South Korea is stepping up its bid to take over stakes in a troubled nuclear project in Britain as the two countries agreed to step up cooperation in the sector, Seoul’s energy ministry said Tuesday.
Energy ministers of the two nations signed a memorandum of understanding in their meeting in London to expand cooperation in the civilian nuclear energy projects.
The state-run Korea Electric Power Corp. is in the running to buy a stake in the nuclear power station at the NuGen site at Moorside in the European country’s northwestern region.
Toshiba’s NuGen joint venture partner, Engie of France, pulled out of the project, leaving the Japanese firm searching for new investors.
KEPCO and China General Nuclear Power Corp. have expressed interests in bidding for the project.
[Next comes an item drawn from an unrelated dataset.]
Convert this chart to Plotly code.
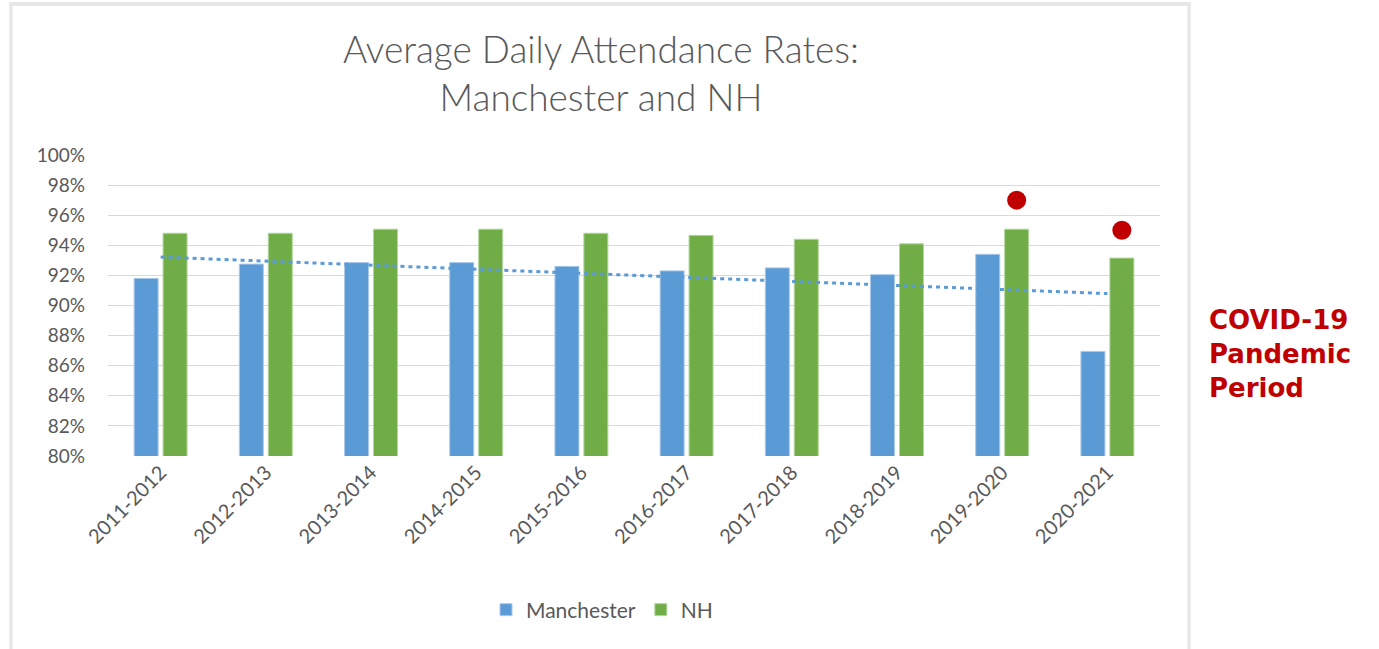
import numpy as np
import plotly.graph_objects as go

# ---- data ----
seasons = ["2011-2012", "2012-2013", "2013-2014", "2014-2015", "2015-2016",
           "2016-2017", "2017-2018", "2018-2019", "2019-2020", "2020-2021"]
manchester = [91.8, 92.75, 92.85, 92.85, 92.6, 92.3, 92.5, 92.05, 93.4, 86.95]
nh = [94.8, 94.8, 95.07, 95.07, 94.8, 94.66, 94.4, 94.1, 95.07, 93.15]
covid_seasons = ["2019-2020", "2020-2021"]
covid_marker_y = [97.0, 95.0]
y_ticks = [80, 82, 84, 86, 88, 90, 92, 94, 96, 98, 100]
y_tick_labels = [f"{v}%" for v in y_ticks]

# ---- layout constants ----
W, H = 1379, 649
L, R, T, B = 108, W - 1160, 155, H - 456
PW, PH = W - L - R, H - T - B
BARGAP, BARGROUPGAP = 0.45, 0.17
nh_offset = (1 - BARGAP) / 4  # center of 2nd bar in a 2-bar group (category units)

def px_x(px):
    return (px - L) / PW

def px_y(py):
    return (H - B - py) / PH

GRAY = "#595959"
BLUE = "#5B9BD5"
GREEN = "#70AD47"
RED = "#C00000"

idx = np.arange(len(seasons))
slope, intercept = np.polyfit(idx, manchester, 1)
trend = slope * idx + intercept

fig = go.Figure()
fig.add_trace(go.Bar(x=seasons, y=manchester, name="Manchester",
                     marker=dict(color=BLUE, line=dict(color="#A9C8EA", width=1))))
fig.add_trace(go.Bar(x=seasons, y=nh, name="NH",
                     marker=dict(color=GREEN, line=dict(color="#B5D6A0", width=1))))
fig.add_trace(go.Scatter(x=seasons, y=trend, mode="lines", showlegend=False,
                         line=dict(color=BLUE, width=3, dash="4px,4px"),
                         hoverinfo="skip"))
covid_idx = [seasons.index(s) + nh_offset for s in covid_seasons]
fig.add_trace(go.Scatter(x=covid_idx, y=covid_marker_y, xaxis="x2", mode="markers",
                         showlegend=False,
                         marker=dict(color=RED, size=19, line=dict(width=0))))

fig.update_layout(
    width=W, height=H,
    margin=dict(l=L, r=R, t=T, b=B, autoexpand=False),
    paper_bgcolor="white", plot_bgcolor="white",
    barmode="group", bargap=BARGAP, bargroupgap=BARGROUPGAP,
    font=dict(family="Lato", color=GRAY, size=18),
    showlegend=True,
    legend=dict(orientation="h", x=px_x(602), xanchor="center",
                y=px_y(610), yanchor="middle", font=dict(size=21, color=GRAY),
                traceorder="normal", itemwidth=30),
    xaxis=dict(type="category", showgrid=False, showline=False, ticks="",
               tickangle=-45, tickfont=dict(size=20, color=GRAY),
               range=[-0.5, len(seasons) - 0.5]),
    xaxis2=dict(overlaying="x", range=[-0.5, len(seasons) - 0.5], visible=False),
    yaxis=dict(range=[80, 100], tickmode="array", tickvals=y_ticks,
               ticktext=y_tick_labels,
               showgrid=True, gridcolor="#D9D9D9", gridwidth=1,
               zeroline=False, showline=False, ticks="",
               tickfont=dict(size=19, color=GRAY), ticklabelstandoff=22),
)

fig.add_annotation(text="Average Daily Attendance Rates:<br>Manchester and NH",
                   xref="paper", yref="paper", x=px_x(601), y=px_y(72),
                   xanchor="center", yanchor="middle", showarrow=False,
                   font=dict(family="Lato", size=37, color=GRAY, weight=300))

fig.add_annotation(text="<b>COVID-19<br>Pandemic<br>Period</b>",
                   xref="paper", yref="paper", x=px_x(1207), y=px_y(354),
                   xanchor="left", yanchor="middle", align="left", showarrow=False,
                   font=dict(family="DejaVu Sans", size=26, color=RED))

# chart frame
frame = "#E6E6E6"
fig.add_shape(type="line", xref="paper", yref="paper", x0=px_x(9), x1=px_x(1191),
              y0=px_y(4), y1=px_y(4), line=dict(color=frame, width=4))
fig.add_shape(type="line", xref="paper", yref="paper", x0=px_x(11), x1=px_x(11),
              y0=px_y(4), y1=px_y(660), line=dict(color=frame, width=3))
fig.add_shape(type="line", xref="paper", yref="paper", x0=px_x(1189), x1=px_x(1189),
              y0=px_y(4), y1=px_y(660), line=dict(color=frame, width=3))

fig.write_html("out.html", config={"displayModeBar": False},
               post_script="document.body.style.margin='0';document.body.style.overflow='hidden';")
Paik Un-gyu, minister of trade, industry and energy, stressed that South Korea has 40 years of nuclear reactor development and operation expertise.
Greg Clark, secretary of state for business, energy and industrial strategy, welcomed the latest development and vowed the British government’s support for foreign investment in the project, the ministry said.
The Korea Hydro & Nuclear Power Co., the state nuclear operator under KEPCO, has also been considering a bid in the new project at Wylfa in Wales. Hitachi’s subsidiary Horizon Nuclear Power has applied for a license, with the hope of producing electricity by the mid-2020s.
The two sides discussed ways to expand cooperation in the nuclear decommissioning technology as South Korea is still at an early stage in this field, the ministry said.
The Seoul government has vowed to support local companies’ bids to export nuclear reactors overseas, in a move to ease concerns that the domestic nuclear phase-out plan could adversely affect efforts to newly secure contracts.